Commuters have been frustrated for so long over problems with the D.C. region’s transportation system that I wouldn’t blame any of them for looking with great favor on the spending-plan compromise now before the Virginia General Assembly.

In the nation’s hostile political climate, even seeing the word “compromise” attached to legislation is a cause for joy. And after so many years of gridlock on legislation that would raise money for transportation projects, how could any deal look bad?

The Post’s Errin Haines reports that two of the likely candidates for Virginia governor, one a Democrat and the other a Republican, are urging support for the deal reached by the House and Senate conferees, which still must be approved by the full General Assembly.

But there are some questions that both commuters and transportation advocates could be asking:

  • After so many years of financing state transportation projects through a user fee, called the gas tax, do you want to muddle that up with other revenue sources? The money looks good now, but is this new combination of revenue sources something that both taxpayers and travelers can live with in the long run?
  • If the deal is approved, will travelers in the state’s most congested areas see relief? Is there actually a congestion relief plan behind the financing plan, or is it more like a list of construction projects?

It would be a shame to see the deal fall apart because of an ideological fight, or a turf fight between regions. A third likely candidate, Attorney General Ken Cuccinelli, came the closest to an ideological pitch: “I cannot support legislation that would ask the taxpayers to shoulder an even heavier burden than they are already carrying,” he said in a statement.

The other two took a problem-solving approach. “This proposal is not perfect but …Virginia simply cannot afford to miss this opportunity to make substantial progress on transportation,” Democrat Terry McAuliffe said in a statement.

He was reflecting Democrats’ long-standing concern about adding general fund revenue to the transportation mix, because that pits transportation spending against other needs, including education and health care.

Lt. Gov. Bill Bolling (R), who may run as an independent, said in his statement: “This is an important issue that affects the economic viability and quality of life of our state and its citizens, and it must be solved. We cannot let this historic opportunity escape us.”

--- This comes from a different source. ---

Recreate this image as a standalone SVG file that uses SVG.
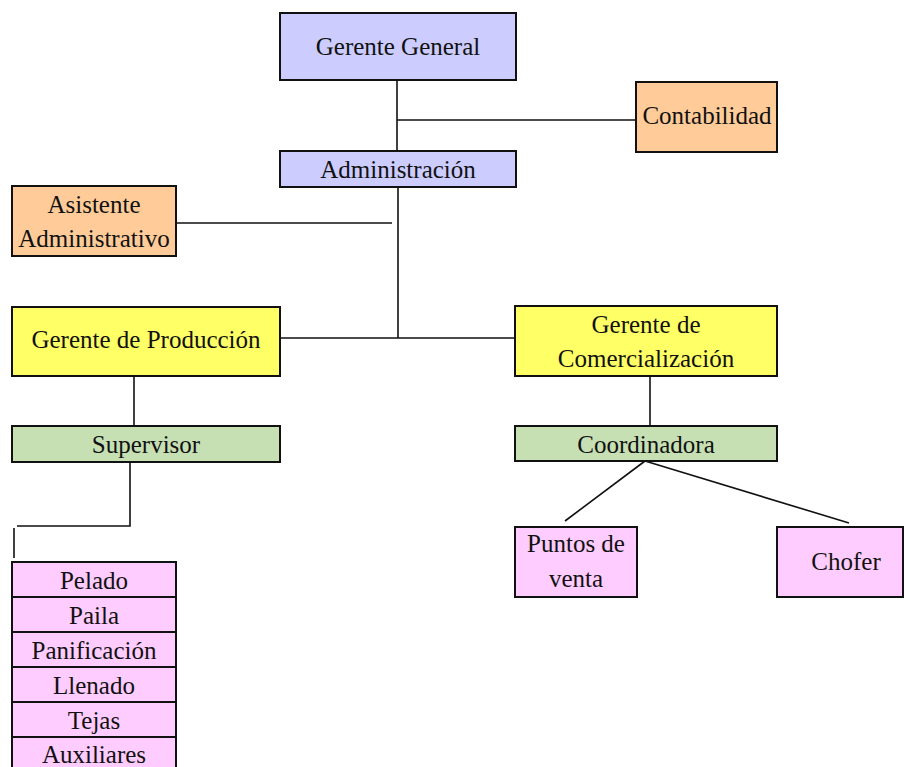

And he’s right. The past decade is filled with failed proposals to finance transportation improvements in Virginia. It’s tough to let this moment pass, even with very important issues unresolved.

But let’s at least talk about what those issues are. The bill, HB2313, is a transportation financing plan, not a congestion relief plan. That doesn’t mean it will fail to finance congestion relief. It’s just that there’s no guarantee that the perceived needs of a commuter in the D.C. suburbs will be addressed.

Virginia does have transportation plans, and like all transportation plans, they include programs to fix deteriorating transportation assets, like roads and bridges, improve people’s mobility and safety, and build new transportation assets.

Those things overlap, but they’re not the same. An infrastructure plan can relieve congestion, and it can create congestion. Some transportation projects focus on improving people’s mobility, some focus on economic growth. With luck, they accomplish both those things, but not necessarily.

Virginia, like many other jurisdictions, has reached the point where it desperately needs an infusion of money just to maintain the roads, bridges, tunnels and other transportation assets it already has. But the state’s needs go well beyond that. Providing congestion relief and building new assets are much more complicated, and even if this compromise becomes law, people still must pay attention to the plans.